THERMOMECHANICAL FATIGUE MODELING OF ADVANCED METAL-MATRIX COMPOSITES IN THE PRESENCE OF MICROSTRUCTURAL DETAILS

An analytical model developed for predicting the inelastic response of metal matrix composites subjected to axisymmetric loading is employed to investigate the behavior of SiC-Ti composites under thermo-mechanical fatigue loading. The model is based on the concentric cylinder assemblage consisting of arbitrary numbers of elastic or inelastic sublayers with isotropic, transversely isotropic, or orthotropic, temperarure-dependent properties.
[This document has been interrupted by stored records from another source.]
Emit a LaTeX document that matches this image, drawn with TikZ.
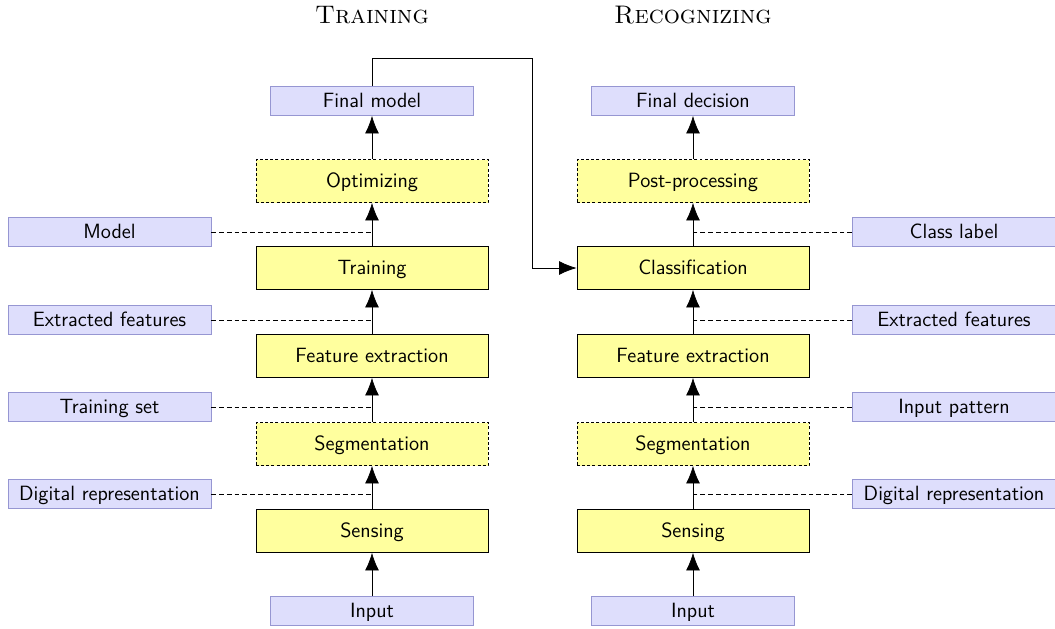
\documentclass[tikz,border=0pt]{standalone}
\usetikzlibrary{arrows.meta}
\newlength\px
\setlength\px{0.5431pt}
\definecolor{lav}{RGB}{222,222,252}
\definecolor{lavborder}{RGB}{150,150,210}
\definecolor{yel}{RGB}{255,255,158}
\begin{document}
\begin{tikzpicture}[x=\px,y=-\px,
  font=\sffamily\fontsize{11.2}{13}\selectfont,
  procbox/.style={draw=black,fill=yel,minimum width=232\px,minimum height=43\px,inner sep=0pt,text height=1.75ex,text depth=0.2ex},
  optbox/.style={procbox,dash pattern=on 1.6pt off 1.2pt},
  databox/.style={draw=lavborder,fill=lav,minimum width=203\px,minimum height=29\px,inner sep=0pt,text height=1.75ex,text depth=0.2ex},
  flow/.style={-{Latex[length=9.5pt,width=7.5pt]}},
  link/.style={dash pattern=on 2.6pt off 1.6pt},
  title/.style={font=\rmfamily\scshape\fontsize{13.8}{16}\selectfont}
]
\useasboundingbox (0,0) rectangle (1055,628);
% titles
\node[title] (t1) at (372,15) {Training};
\node[title] (t2) at (693,15) {Recognizing};
% training column
\node[databox] (lfinal) at (372,101) {Final model};
\node[optbox] (lopt) at (372,181) {Optimizing};
\node[procbox] (ltrain) at (372,268) {Training};
\node[procbox] (lfeat) at (372,356) {Feature extraction};
\node[optbox] (lseg) at (372,444) {Segmentation};
\node[procbox] (lsens) at (372,531) {Sensing};
\node[databox] (linput) at (372,611) {Input};
% recognizing column
\node[databox] (rfinal) at (693,101) {Final decision};
\node[optbox] (rpost) at (693,181) {Post-processing};
\node[procbox] (rclass) at (693,268) {Classification};
\node[procbox] (rfeat) at (693,356) {Feature extraction};
\node[optbox] (rseg) at (693,444) {Segmentation};
\node[procbox] (rsens) at (693,531) {Sensing};
\node[databox] (rinput) at (693,611) {Input};
% side labels left
\node[databox] (lmodel) at (109.5,232) {Model};
\node[databox] (lext) at (109.5,320) {Extracted features};
\node[databox] (lset) at (109.5,407) {Training set};
\node[databox] (ldig) at (109.5,494) {Digital representation};
% side labels right
\node[databox] (rlab) at (954,232) {Class label};
\node[databox] (rext) at (954,320) {Extracted features};
\node[databox] (rpat) at (954,407) {Input pattern};
\node[databox] (rdig) at (954,494) {Digital representation};
% arrows
\foreach \a/\b in {linput/lsens,lsens/lseg,lseg/lfeat,lfeat/ltrain,ltrain/lopt,lopt/lfinal,
                   rinput/rsens,rsens/rseg,rseg/rfeat,rfeat/rclass,rclass/rpost,rpost/rfinal}
  \draw[flow] (\a.north) -- (\b.south);
% dashed links
\foreach \s/\c in {lmodel/ltrain,lext/ltrain,lset/ltrain,ldig/ltrain}
  \draw[link] (\s.east) -- (\s.east -| \c.north);
\foreach \s/\c in {rlab/rclass,rext/rclass,rpat/rclass,rdig/rclass}
  \draw[link] (\s.west) -- (\s.west -| \c.north);
% feedback
\coordinate (c1) at (532,58);
\draw[flow] (lfinal.north) |- (c1) |- (rclass.west);
\end{tikzpicture}
\end{document}
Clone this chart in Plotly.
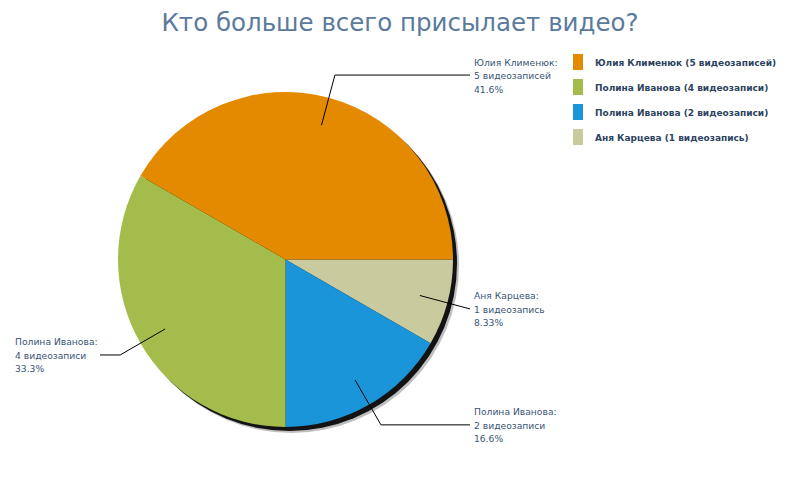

In the present work, the inelastic response of the titanium matrix is modeled by the Bodner-Partom unified viscoplastic theory. these features of the model allow the investigation of microstructural effects (such as the layered morphology of the SCS-6 fiber, including the weak carbon coating, and matrix microstructure) and rate-dependent response of the matrix on the fatigue behavior. In this paper, we employ the predictions of the multiple concentric cylinder model to study the effects of the layered morphology of the SCS-6 SiC fiber and two-phase microstructure of the Ti-15-3 matrix on the response of a SiC-Ti composite under thermo-mechanical fatigue loading. It is shown that ignoring the microstructure can lead to significant errors in the predictions of the internal stress and inelastic strain distributions.